Life, as most people would agree, requires us to wrestle with our morals on a regular basis. Catholic Charities was particularly known for its success in placing special needs children. Yet somehow the moral compass of the church pointed toward no adoptions over at least theoretically leaving services open to LGBT prospective parents?
At the end of the day, Catholic Charities contracted with the state, and the state was right in standing its ground on exemptions to the nondiscrimination policy. But Catholic Charities must have -- or at least should have -- asked itself a very important question of faith-based service work:
Is the roll of the faith-based group to provide services for all who need them and in accordance with their needs because the group's morals, its faith, encourages that kind of humanity? Or is the roll of faith-based groups to provide services that encourage a particular outcome or world view, that are preferentially offered to certain kinds of people in certain situations only?
In other words, at the end of the day, are services offered by faith-based groups oriented towards the person with the need or the provider?

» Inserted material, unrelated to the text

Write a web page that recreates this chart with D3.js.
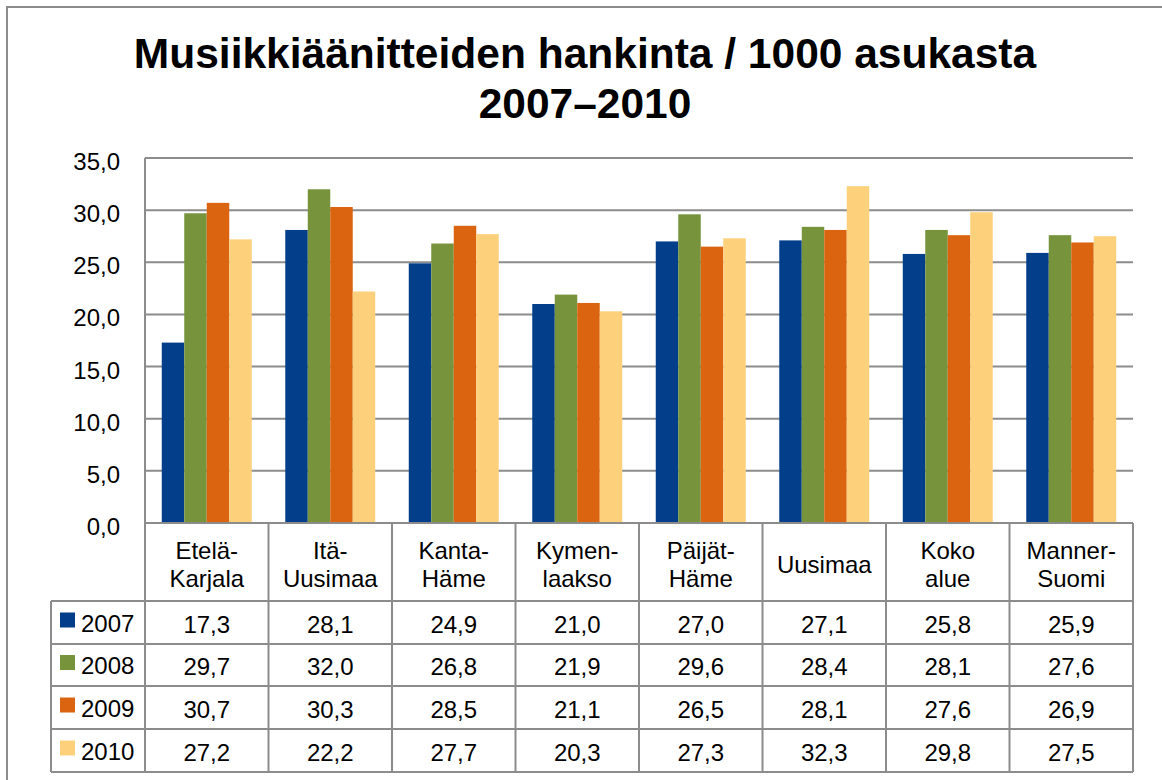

The truth of the matter is that we know that children do best when placed in the right home for them -- and that means looking at all the possible, qualified homes that children can be placed in. As Jennifer Chrisler has said, if groups like Catholic Charities were primarily concerned with the well-being of children, they would do everything in their power to find the right home, the right match, for each child - regardless of whether that home involved an LGBT parent.
As for Obama's position on faith-based groups, I'm not staying home on Election Day because of it, but he has a lot of difficult work ahead to make this effort satisfy all parties concerned. For starters, he could stop referring to Catholic Charities as if it has a clean slate when it comes to the controversy around faith influencing service provision, because clearly in the case of adoptions, it does not.